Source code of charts
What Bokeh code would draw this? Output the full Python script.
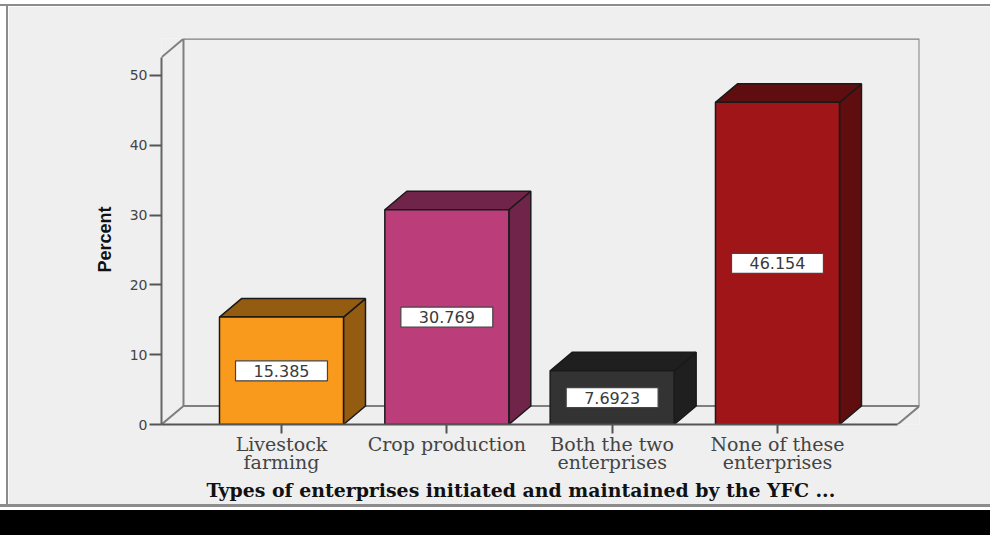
from bokeh.embed import file_html
from bokeh.layouts import column, row
from bokeh.models import Div, FixedTicker, Range1d, Title
from bokeh.core.properties import value
from bokeh.plotting import figure
from bokeh.resources import INLINE

categories = ["Livestock\nfarming", "Crop production", "Both the two\nenterprises", "None of these\nenterprises"]
percent = [15.385, 30.769, 7.6923, 46.154]
value_labels = ["15.385", "30.769", "7.6923", "46.154"]
front_colors = ["#F99A1C", "#BB3D7A", "#333333", "#A01518"]
side_colors = ["#935C11", "#702449", "#1F1F1F", "#600D0F"]
y_ticks = [0, 10, 20, 30, 40, 50]
x_title = "Types of enterprises initiated and maintained by the YFC ..."
y_title = "Percent"

# Extents of the pseudo-3D box, in axis units
X_MIN, X_MAX = 0.2742, 4.859
Y_MAX = 55.3
FRONT_RIGHT = 4.726
FRONT_TOP = 52.6
DX, DY = 0.133, 2.65
HALF_BAR = 0.375
BOX_W, BOX_H = 0.556, 2.87
WALL = "#7f7f7f"
BG = "#EFEFEF"
RULE = "#8c8c8c"

p = figure(
    width=982, height=498, output_backend="svg", toolbar_location=None, margin=0,
    x_range=Range1d(X_MIN, X_MAX), y_range=Range1d(0, Y_MAX),
    min_border_left=153, min_border_right=71, min_border_top=32, min_border_bottom=80,
    background_fill_color=BG, border_fill_color=BG, outline_line_color=None,
)
p.grid.visible = False

# Back wall and floor of the box
back_left, back_right = X_MIN + DX, FRONT_RIGHT + DX
p.line([X_MIN, back_left], [FRONT_TOP, Y_MAX - 0.05], line_color=WALL, line_width=2)
p.line([back_left, back_right, back_right], [Y_MAX - 0.05, Y_MAX - 0.05, DY], line_color=WALL, line_width=2)
p.line([back_left, back_left], [DY, Y_MAX - 0.05], line_color=WALL, line_width=2)
p.line([X_MIN, back_left, back_right, FRONT_RIGHT], [0, DY, DY, 0], line_color=WALL, line_width=2)

centers = [i + 1 for i in range(len(percent))]
lefts = [c - HALF_BAR for c in centers]
rights = [c + HALF_BAR for c in centers]

side_xs = [[r, r + DX, r + DX, r] for r in rights]
side_ys = [[0, DY, v + DY, v] for v in percent]
top_xs = [[l, l + DX, r + DX, r] for l, r in zip(lefts, rights)]
top_ys = [[v, v + DY, v + DY, v] for v in percent]

p.patches(side_xs, side_ys, fill_color=side_colors, line_color="#1a1a1a", line_width=1.5)
p.patches(top_xs, top_ys, fill_color=side_colors, line_color="#1a1a1a", line_width=1.5)
p.quad(left=lefts, right=rights, bottom=0, top=percent, fill_color=front_colors,
       line_color="#1a1a1a", line_width=1.5)

# Value tags at mid-height of each bar
mids = [v / 2 for v in percent]
p.rect(x=centers, y=mids, width=BOX_W, height=BOX_H, fill_color="#ffffff",
       line_color="#444444", line_width=1.2)
p.text(x=centers, y=mids, text=value_labels, text_align="center", text_baseline="middle",
       text_font=value("DejaVu Sans"), text_font_size="16px", text_color="#3a3a3a")

xa = p.xaxis[0]
xa.ticker = FixedTicker(ticks=centers)
xa.major_label_overrides = {c: t for c, t in zip(centers, categories)}
xa.bounds = (X_MIN, FRONT_RIGHT)
xa.axis_line_color = "#555555"
xa.axis_line_width = 2
xa.major_tick_line_color = "#555555"
xa.major_tick_line_width = 2
xa.major_tick_out = 9
xa.major_tick_in = 0
xa.minor_tick_line_color = None
xa.major_label_standoff = -1
xa.major_label_text_font = "DejaVu Serif"
xa.major_label_text_font_size = "19px"
xa.major_label_text_color = "#444444"
xa.major_label_text_line_height = 0.85

ya = p.yaxis[0]
ya.ticker = FixedTicker(ticks=y_ticks)
ya.bounds = (0, FRONT_TOP)
ya.axis_line_color = "#666666"
ya.axis_line_width = 2
ya.major_tick_line_color = "#555555"
ya.major_tick_line_width = 2
ya.major_tick_out = 12
ya.major_tick_in = 0
ya.minor_tick_line_color = None
ya.major_label_standoff = 2
ya.major_label_text_font = "DejaVu Sans"
ya.major_label_text_font_size = "14px"
ya.major_label_text_color = "#444444"
ya.major_label_orientation = "horizontal"

# Axis titles sit off the plot centre, so they go in as offset side titles
p.add_layout(Title(text=x_title, align="left", offset=45, standoff=0,
                   text_font="DejaVu Serif", text_font_style="bold",
                   text_font_size="18.9px", text_color="#111111"), "below")
p.add_layout(Title(text=y_title, align="left", offset=152, standoff=24,
                   text_font="Liberation Sans", text_font_style="bold",
                   text_font_size="18px", text_color="#111111"), "left")


def strip(width, height, color):
    return Div(text="", width=width, height=height, margin=0,
               styles={"background-color": color})


# White margin, grey rule round the panel, black band along the bottom of the page
page = column(
    strip(990, 4, "#ffffff"),
    strip(990, 2, RULE),
    row(strip(6, 498, "#ffffff"), strip(2, 498, RULE), p, spacing=0, margin=0),
    strip(990, 3, RULE),
    strip(990, 3, "#ffffff"),
    strip(990, 25, "#000000"),
    spacing=0, margin=0,
)

open("out.html", "w").write(file_html(page, INLINE))
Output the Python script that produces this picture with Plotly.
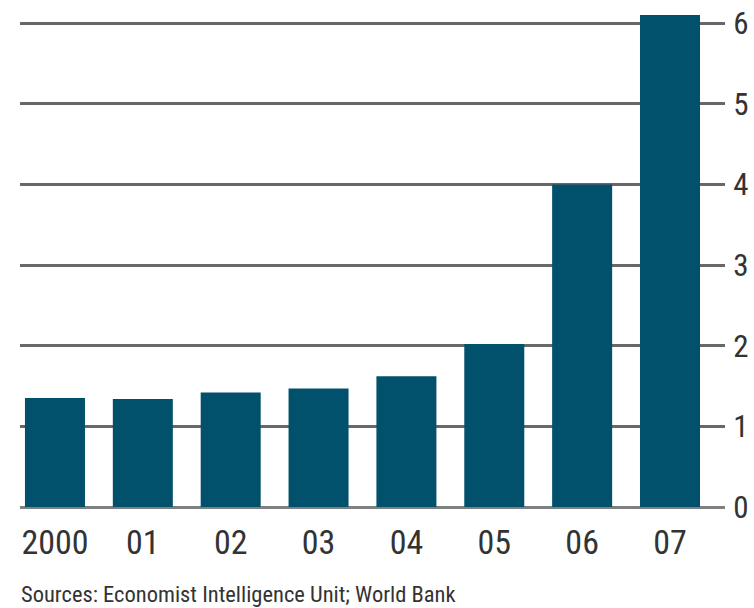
import plotly.graph_objects as go

years = ["2000", "01", "02", "03", "04", "05", "06", "07"]
values = [1.35, 1.34, 1.42, 1.47, 1.62, 2.02, 4.0, 6.1]
y_ticks = [0, 1, 2, 3, 4, 5, 6]
source = "Sources: Economist Intelligence Unit; World Bank"

FONT = "Roboto Condensed, Liberation Sans, sans-serif"

fig = go.Figure(go.Bar(
    x=list(range(len(years))), y=values,
    marker=dict(color="#02516c", line=dict(width=0)),
    width=0.683,
))

fig.update_layout(
    width=754, height=608,
    margin=dict(l=20, r=29, t=15, b=101),
    paper_bgcolor="white", plot_bgcolor="white",
    showlegend=False,
    font=dict(family=FONT, size=34, color="#333333"),
    xaxis=dict(
        range=[-0.398, 7.626], automargin=False,
        tickmode="array", tickvals=list(range(len(years))), ticktext=years,
        showgrid=False, showline=False, zeroline=False,
        ticks="outside", ticklen=5, tickcolor="rgba(0,0,0,0)",
        tickfont=dict(family=FONT, size=34, color="#333333"),
    ),
    yaxis=dict(
        side="right", range=[0, 6.1], automargin=False,
        tickmode="array", tickvals=y_ticks,
        ticklabeloverflow="allow",
        showgrid=True, gridcolor="#686868", gridwidth=3,
        zeroline=True, zerolinecolor="#808080", zerolinewidth=3,
        showline=False,
        ticks="outside", ticklen=1, tickcolor="rgba(0,0,0,0)",
        tickfont=dict(family=FONT, size=31, color="#333333"),
    ),
    annotations=[dict(
        text=source, xref="paper", yref="paper",
        x=0, y=-0.177, xanchor="left", yanchor="middle",
        showarrow=False, xshift=-1,
        font=dict(family=FONT, size=22.5, color="#333333"),
    )],
)

# remove the default 8px page margin so the 754x608 figure fills the window
fig.write_html("out.html", config={"displayModeBar": False},
               post_script="document.body.style.margin='0';")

TASK OBJECTIVE: Please quote exactly the run of lines that starts the entries and ends at the line containing "rights = [c + HALF_BAR for c in centers]", leaving out every picture.

COMPLETED EXERCISE:
What Bokeh code would draw this? Output the full Python script.
from bokeh.embed import file_html
from bokeh.layouts import column, row
from bokeh.models import Div, FixedTicker, Range1d, Title
from bokeh.core.properties import value
from bokeh.plotting import figure
from bokeh.resources import INLINE

categories = ["Livestock\nfarming", "Crop production", "Both the two\nenterprises", "None of these\nenterprises"]
percent = [15.385, 30.769, 7.6923, 46.154]
value_labels = ["15.385", "30.769", "7.6923", "46.154"]
front_colors = ["#F99A1C", "#BB3D7A", "#333333", "#A01518"]
side_colors = ["#935C11", "#702449", "#1F1F1F", "#600D0F"]
y_ticks = [0, 10, 20, 30, 40, 50]
x_title = "Types of enterprises initiated and maintained by the YFC ..."
y_title = "Percent"

# Extents of the pseudo-3D box, in axis units
X_MIN, X_MAX = 0.2742, 4.859
Y_MAX = 55.3
FRONT_RIGHT = 4.726
FRONT_TOP = 52.6
DX, DY = 0.133, 2.65
HALF_BAR = 0.375
BOX_W, BOX_H = 0.556, 2.87
WALL = "#7f7f7f"
BG = "#EFEFEF"
RULE = "#8c8c8c"

p = figure(
    width=982, height=498, output_backend="svg", toolbar_location=None, margin=0,
    x_range=Range1d(X_MIN, X_MAX), y_range=Range1d(0, Y_MAX),
    min_border_left=153, min_border_right=71, min_border_top=32, min_border_bottom=80,
    background_fill_color=BG, border_fill_color=BG, outline_line_color=None,
)
p.grid.visible = False

# Back wall and floor of the box
back_left, back_right = X_MIN + DX, FRONT_RIGHT + DX
p.line([X_MIN, back_left], [FRONT_TOP, Y_MAX - 0.05], line_color=WALL, line_width=2)
p.line([back_left, back_right, back_right], [Y_MAX - 0.05, Y_MAX - 0.05, DY], line_color=WALL, line_width=2)
p.line([back_left, back_left], [DY, Y_MAX - 0.05], line_color=WALL, line_width=2)
p.line([X_MIN, back_left, back_right, FRONT_RIGHT], [0, DY, DY, 0], line_color=WALL, line_width=2)

centers = [i + 1 for i in range(len(percent))]
lefts = [c - HALF_BAR for c in centers]
rights = [c + HALF_BAR for c in centers]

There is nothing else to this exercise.